## Line Graph: Accuracy Reward vs. Global Step
### Overview
The image is a line graph comparing the accuracy reward of three reinforcement learning methods (Vanilla GRPO, Naive Guided GRPO, and G²RPO-A) across 140 global steps. The y-axis represents accuracy reward (0.0–0.5), and the x-axis represents global steps (0–140). Three colored lines (blue, green, purple) correspond to the methods in the legend.
### Components/Axes
- **X-axis (Global Step)**: Labeled "Global step," with ticks at 0, 20, 40, 60, 80, 100, 120, 140.
- **Y-axis (Accuracy Reward)**: Labeled "Accuracy reward," with ticks at 0.0, 0.1, 0.2, 0.3, 0.4, 0.5.
- **Legend**: Located at the top, with:
- **Blue**: Vanilla GRPO
- **Green**: Naive Guided GRPO
- **Purple**: G²RPO-A
### Detailed Analysis
1. **Vanilla GRPO (Blue)**:
- Starts at ~0.05 accuracy reward at step 0.
- Gradually increases to a peak of ~0.35 at step 100.
- Declines sharply to ~0.1 by step 140.
- Shows moderate fluctuations (e.g., minor dips at steps 40–60).
2. **Naive Guided GRPO (Green)**:
- Begins at ~0.1 at step 0.
- Rises to a peak of ~0.45 at step 100.
- Drops sharply to ~0.05 by step 140.
- Exhibits volatility (e.g., oscillations between 0.2–0.3 at steps 40–80).
3. **G²RPO-A (Purple)**:
- Starts at ~0.1 at step 0.
- Increases steadily to ~0.4 at step 100.
- Declines gradually to ~0.15 by step 140.
- Smoother trajectory with fewer fluctuations compared to others.
### Key Observations
- All three methods peak near step 100, but G²RPO-A maintains higher accuracy post-peak.
- Naive Guided GRPO has the highest peak (~0.45) but the steepest decline.
- Vanilla GRPO shows the most gradual rise and fall, with intermediate performance.

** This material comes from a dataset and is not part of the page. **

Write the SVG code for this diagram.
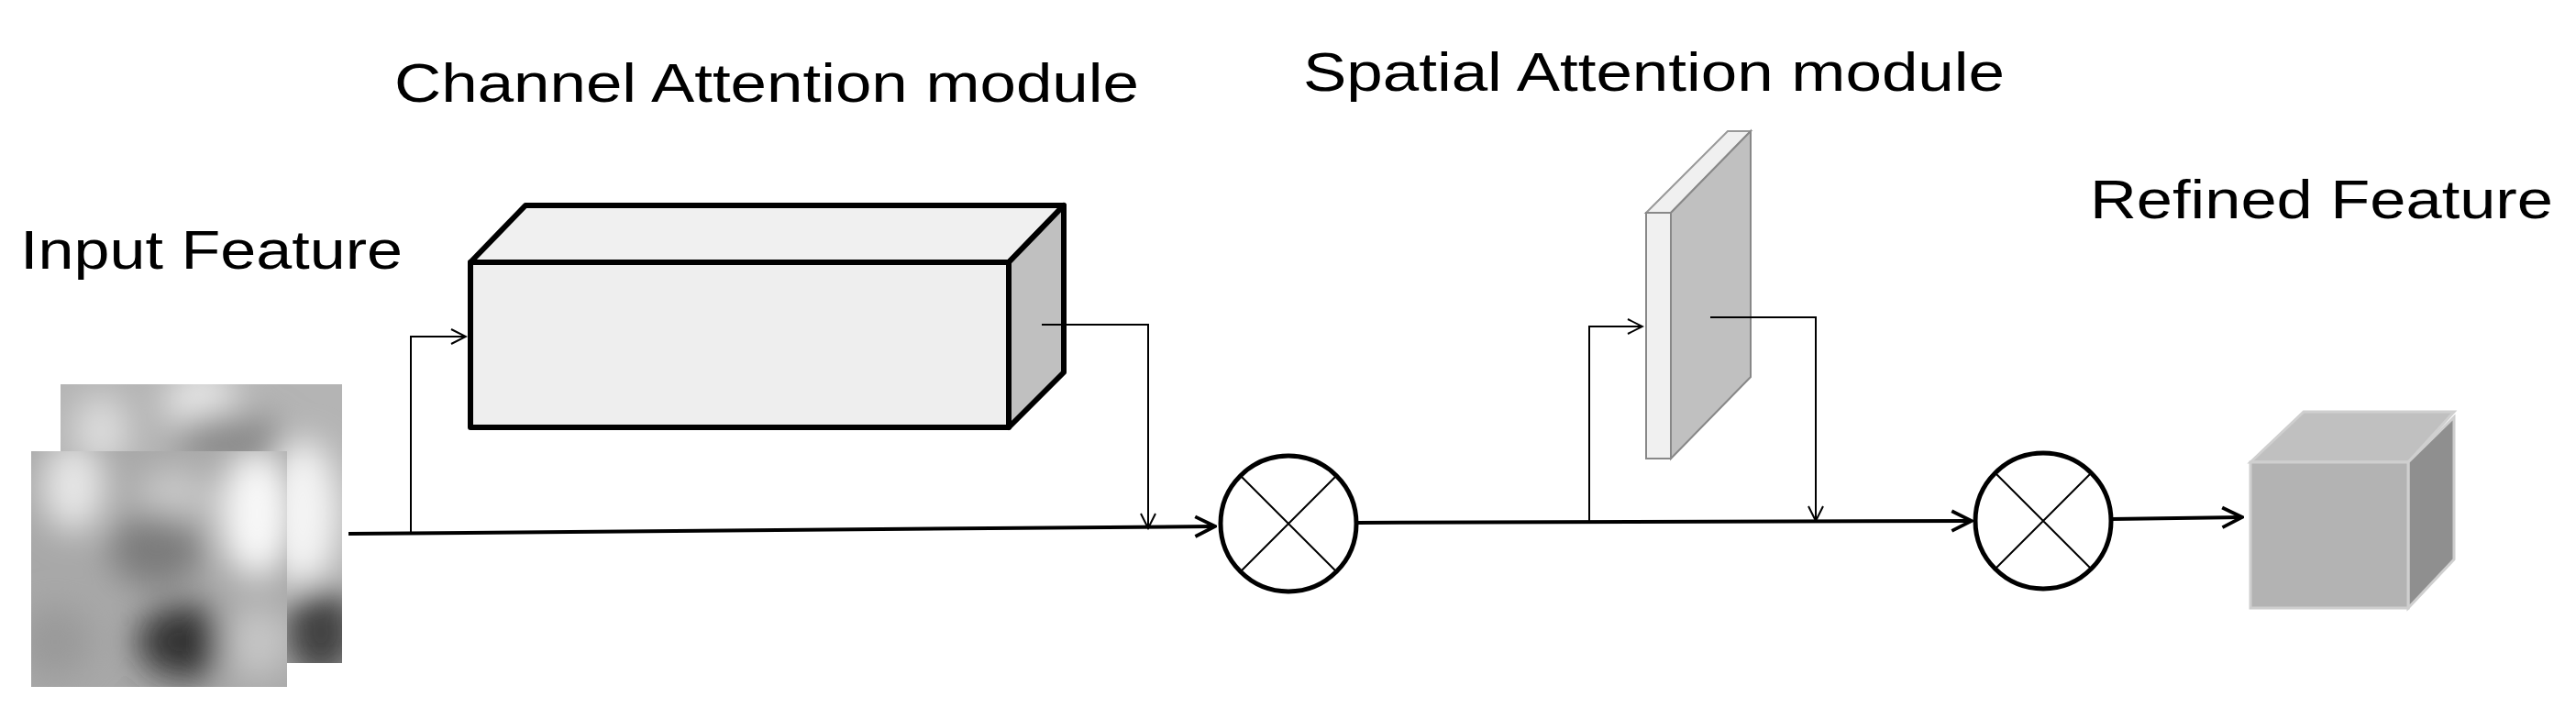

- No data points fall below 0.0 or exceed 0.5.
### Interpretation
The graph suggests that **G²RPO-A** outperforms the other methods in maintaining accuracy over time, particularly after the global step 100. The Naive Guided GRPO achieves the highest peak accuracy but suffers from instability, leading to a rapid decline. Vanilla GRPO demonstrates moderate performance with fewer fluctuations. The sharp drop in Naive Guided GRPO after step 100 may indicate overfitting or sensitivity to hyperparameters. The trends imply that G²RPO-A balances exploration and exploitation more effectively, making it robust for longer training durations.